WHAT IS EXPECTED
Copy out each line that has "chart" in it.

RAW RECORDS
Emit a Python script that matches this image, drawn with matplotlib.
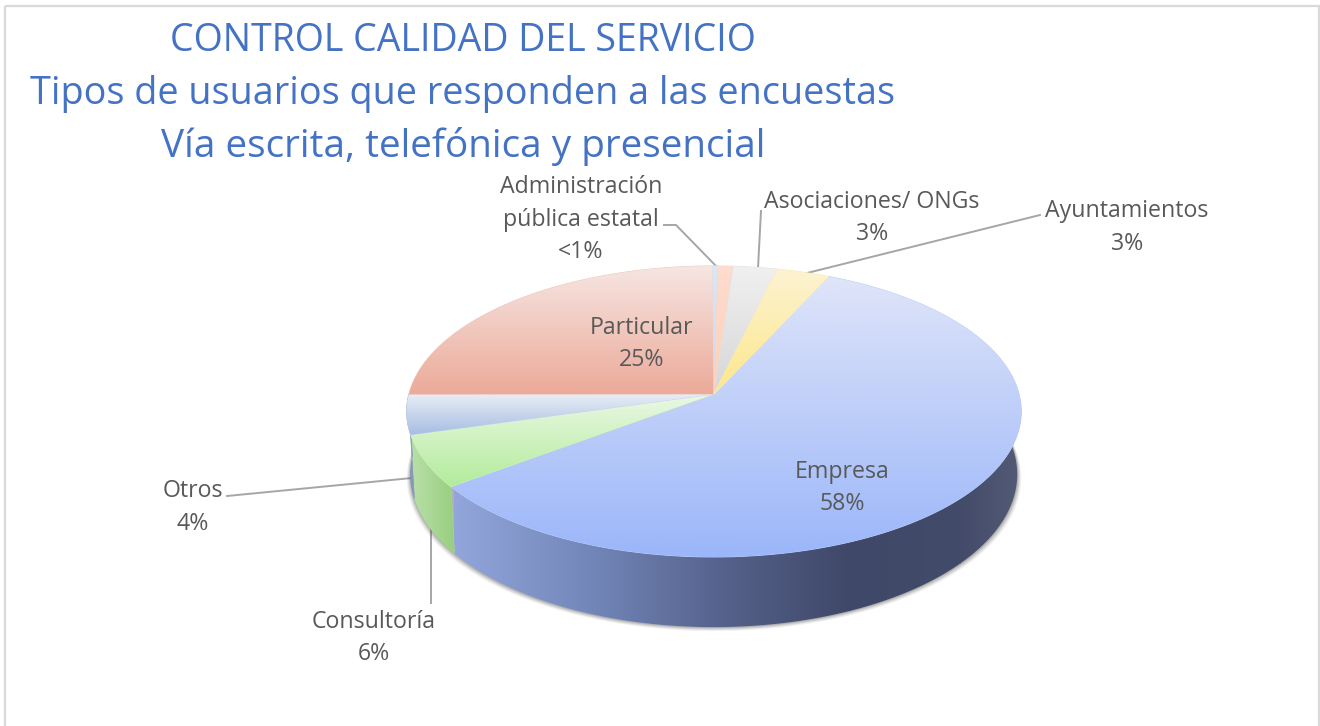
==
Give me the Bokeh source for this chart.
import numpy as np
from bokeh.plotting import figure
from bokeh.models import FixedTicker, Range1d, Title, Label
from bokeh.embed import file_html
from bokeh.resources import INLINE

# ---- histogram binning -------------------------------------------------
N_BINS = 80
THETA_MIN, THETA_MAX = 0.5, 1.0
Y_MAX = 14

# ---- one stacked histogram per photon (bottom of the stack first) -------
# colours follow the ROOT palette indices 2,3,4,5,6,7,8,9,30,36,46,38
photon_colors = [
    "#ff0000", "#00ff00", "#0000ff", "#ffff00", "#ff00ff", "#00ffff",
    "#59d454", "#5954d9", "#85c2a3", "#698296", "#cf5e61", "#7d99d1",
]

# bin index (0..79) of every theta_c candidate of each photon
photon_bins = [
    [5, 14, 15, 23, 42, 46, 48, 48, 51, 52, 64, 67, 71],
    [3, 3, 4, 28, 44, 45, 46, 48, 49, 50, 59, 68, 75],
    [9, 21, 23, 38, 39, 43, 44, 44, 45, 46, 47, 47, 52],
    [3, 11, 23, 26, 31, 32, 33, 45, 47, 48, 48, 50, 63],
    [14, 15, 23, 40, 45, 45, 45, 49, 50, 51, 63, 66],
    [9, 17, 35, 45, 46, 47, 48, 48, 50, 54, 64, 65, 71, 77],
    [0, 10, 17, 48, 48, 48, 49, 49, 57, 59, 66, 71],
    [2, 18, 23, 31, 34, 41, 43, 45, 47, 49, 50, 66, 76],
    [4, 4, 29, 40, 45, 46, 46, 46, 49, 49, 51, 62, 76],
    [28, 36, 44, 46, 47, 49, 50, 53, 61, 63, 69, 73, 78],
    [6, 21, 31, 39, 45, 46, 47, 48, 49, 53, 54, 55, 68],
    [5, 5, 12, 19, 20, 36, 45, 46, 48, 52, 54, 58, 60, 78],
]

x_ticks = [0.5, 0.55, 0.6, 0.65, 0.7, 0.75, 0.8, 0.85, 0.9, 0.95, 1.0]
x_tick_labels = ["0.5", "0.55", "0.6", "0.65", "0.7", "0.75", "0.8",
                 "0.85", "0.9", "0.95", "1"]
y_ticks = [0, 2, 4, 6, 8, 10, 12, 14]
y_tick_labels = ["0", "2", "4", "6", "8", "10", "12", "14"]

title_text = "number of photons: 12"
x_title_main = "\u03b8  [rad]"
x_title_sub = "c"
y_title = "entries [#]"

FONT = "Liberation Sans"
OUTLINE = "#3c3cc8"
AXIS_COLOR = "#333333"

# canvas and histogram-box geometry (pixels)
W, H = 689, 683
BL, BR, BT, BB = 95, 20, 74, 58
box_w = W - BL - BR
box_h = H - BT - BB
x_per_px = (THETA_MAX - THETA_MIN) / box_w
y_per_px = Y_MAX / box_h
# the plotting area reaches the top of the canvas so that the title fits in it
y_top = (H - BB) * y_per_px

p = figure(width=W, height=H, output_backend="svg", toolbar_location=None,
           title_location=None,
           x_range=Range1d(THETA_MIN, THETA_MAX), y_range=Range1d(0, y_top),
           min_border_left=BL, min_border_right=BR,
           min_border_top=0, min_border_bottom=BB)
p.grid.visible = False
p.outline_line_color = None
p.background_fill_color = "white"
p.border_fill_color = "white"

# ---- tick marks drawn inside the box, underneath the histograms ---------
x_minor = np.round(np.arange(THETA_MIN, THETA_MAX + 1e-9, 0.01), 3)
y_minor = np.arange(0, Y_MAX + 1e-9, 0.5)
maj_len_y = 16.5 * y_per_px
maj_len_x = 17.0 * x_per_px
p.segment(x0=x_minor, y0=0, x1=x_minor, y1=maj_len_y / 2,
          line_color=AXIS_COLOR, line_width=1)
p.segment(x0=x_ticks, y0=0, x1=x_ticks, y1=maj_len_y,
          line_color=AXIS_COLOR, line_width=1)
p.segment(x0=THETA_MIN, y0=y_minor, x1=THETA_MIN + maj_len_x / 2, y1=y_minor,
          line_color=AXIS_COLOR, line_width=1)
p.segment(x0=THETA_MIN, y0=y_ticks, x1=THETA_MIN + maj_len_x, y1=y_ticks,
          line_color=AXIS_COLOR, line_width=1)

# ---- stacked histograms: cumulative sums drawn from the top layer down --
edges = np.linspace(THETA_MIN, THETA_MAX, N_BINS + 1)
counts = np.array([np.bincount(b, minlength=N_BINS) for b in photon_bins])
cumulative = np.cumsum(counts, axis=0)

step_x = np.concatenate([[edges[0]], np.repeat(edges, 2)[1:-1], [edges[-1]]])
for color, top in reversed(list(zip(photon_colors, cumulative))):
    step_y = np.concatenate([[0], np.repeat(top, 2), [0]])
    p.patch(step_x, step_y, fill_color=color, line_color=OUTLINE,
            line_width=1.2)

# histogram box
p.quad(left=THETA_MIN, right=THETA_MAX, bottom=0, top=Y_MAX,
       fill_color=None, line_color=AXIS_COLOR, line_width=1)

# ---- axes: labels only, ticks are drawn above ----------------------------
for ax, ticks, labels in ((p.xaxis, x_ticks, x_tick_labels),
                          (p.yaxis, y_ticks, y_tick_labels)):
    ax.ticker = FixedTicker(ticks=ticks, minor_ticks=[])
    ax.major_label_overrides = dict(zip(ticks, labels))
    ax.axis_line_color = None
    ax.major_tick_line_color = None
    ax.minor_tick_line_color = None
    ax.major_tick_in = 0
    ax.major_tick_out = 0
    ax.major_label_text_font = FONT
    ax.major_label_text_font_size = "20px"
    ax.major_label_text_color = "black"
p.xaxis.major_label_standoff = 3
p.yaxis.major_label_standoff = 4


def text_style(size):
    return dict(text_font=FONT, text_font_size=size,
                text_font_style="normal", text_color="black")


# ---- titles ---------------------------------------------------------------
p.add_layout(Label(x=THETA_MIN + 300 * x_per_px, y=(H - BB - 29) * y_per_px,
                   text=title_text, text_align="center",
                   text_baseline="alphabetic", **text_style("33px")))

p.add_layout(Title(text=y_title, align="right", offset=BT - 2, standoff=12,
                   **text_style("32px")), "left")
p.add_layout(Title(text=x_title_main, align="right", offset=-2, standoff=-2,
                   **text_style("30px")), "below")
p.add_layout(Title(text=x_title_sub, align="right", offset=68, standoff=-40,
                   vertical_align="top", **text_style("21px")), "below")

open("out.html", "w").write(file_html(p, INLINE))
==
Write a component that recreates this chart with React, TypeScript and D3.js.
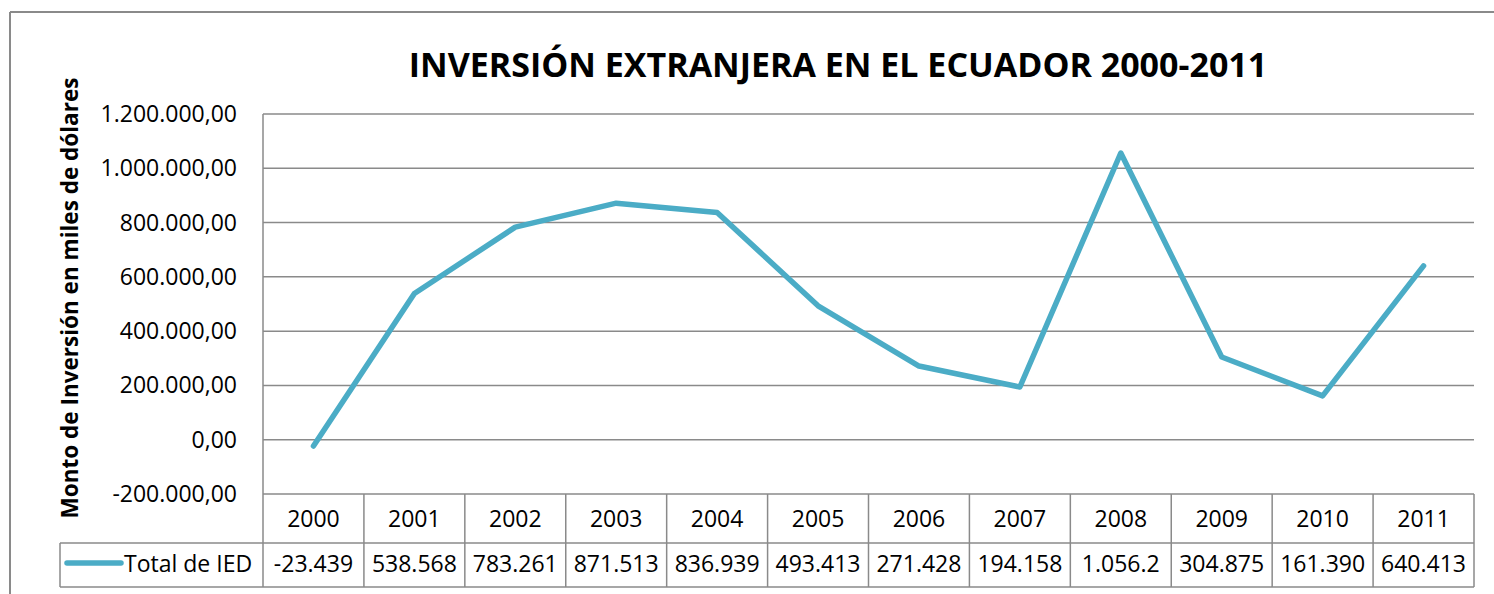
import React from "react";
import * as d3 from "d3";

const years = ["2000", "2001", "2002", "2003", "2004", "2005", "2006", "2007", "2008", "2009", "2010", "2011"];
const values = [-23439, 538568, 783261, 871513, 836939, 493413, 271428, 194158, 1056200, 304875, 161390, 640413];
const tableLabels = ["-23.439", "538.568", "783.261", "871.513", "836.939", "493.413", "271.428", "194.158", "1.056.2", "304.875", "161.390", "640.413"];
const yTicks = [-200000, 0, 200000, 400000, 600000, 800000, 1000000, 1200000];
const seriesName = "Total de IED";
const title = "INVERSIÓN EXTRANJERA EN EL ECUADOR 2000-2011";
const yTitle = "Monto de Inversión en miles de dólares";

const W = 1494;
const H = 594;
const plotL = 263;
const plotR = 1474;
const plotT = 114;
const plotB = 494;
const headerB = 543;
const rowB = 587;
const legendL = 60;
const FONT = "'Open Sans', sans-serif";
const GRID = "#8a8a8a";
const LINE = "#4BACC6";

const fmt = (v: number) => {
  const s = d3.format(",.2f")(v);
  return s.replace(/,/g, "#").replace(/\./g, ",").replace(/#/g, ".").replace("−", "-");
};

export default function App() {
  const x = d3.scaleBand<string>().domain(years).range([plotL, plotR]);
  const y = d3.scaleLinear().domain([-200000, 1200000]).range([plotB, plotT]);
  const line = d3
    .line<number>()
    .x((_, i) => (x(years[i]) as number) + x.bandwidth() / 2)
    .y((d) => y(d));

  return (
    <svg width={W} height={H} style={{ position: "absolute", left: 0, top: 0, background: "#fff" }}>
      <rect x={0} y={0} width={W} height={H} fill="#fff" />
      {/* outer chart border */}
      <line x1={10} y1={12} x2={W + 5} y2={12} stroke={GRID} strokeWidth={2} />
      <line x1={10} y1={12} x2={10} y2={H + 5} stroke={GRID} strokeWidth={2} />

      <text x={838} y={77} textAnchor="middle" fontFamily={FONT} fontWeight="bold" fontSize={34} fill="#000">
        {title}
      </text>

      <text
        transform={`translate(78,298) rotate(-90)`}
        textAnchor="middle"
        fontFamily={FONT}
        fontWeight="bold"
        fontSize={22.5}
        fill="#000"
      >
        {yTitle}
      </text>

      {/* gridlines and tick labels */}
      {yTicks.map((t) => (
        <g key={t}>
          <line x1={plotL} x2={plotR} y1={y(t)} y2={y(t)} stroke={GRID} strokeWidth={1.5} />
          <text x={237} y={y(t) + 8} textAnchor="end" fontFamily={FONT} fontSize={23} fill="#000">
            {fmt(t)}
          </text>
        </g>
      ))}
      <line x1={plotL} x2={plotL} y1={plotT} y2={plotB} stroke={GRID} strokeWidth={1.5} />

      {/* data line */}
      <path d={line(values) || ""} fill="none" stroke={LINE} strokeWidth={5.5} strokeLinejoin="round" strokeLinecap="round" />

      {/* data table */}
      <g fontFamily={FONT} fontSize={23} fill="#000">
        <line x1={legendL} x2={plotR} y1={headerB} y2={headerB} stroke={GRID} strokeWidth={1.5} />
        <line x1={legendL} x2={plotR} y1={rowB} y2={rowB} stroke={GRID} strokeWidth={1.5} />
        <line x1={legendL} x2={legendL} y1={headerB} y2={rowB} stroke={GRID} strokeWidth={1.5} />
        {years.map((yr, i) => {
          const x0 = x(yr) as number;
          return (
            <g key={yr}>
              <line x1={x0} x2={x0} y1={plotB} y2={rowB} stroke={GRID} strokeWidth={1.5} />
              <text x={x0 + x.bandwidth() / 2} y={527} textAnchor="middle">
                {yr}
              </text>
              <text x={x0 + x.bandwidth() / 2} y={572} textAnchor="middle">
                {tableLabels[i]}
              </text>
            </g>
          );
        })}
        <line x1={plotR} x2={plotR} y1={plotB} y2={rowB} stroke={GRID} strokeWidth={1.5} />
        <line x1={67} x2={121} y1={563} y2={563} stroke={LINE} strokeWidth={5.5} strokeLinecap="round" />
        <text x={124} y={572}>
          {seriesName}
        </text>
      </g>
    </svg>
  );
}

CORRECT OUTPUT
Give me the Bokeh source for this chart.
Write a component that recreates this chart with React, TypeScript and D3.js.
      {/* outer chart border */}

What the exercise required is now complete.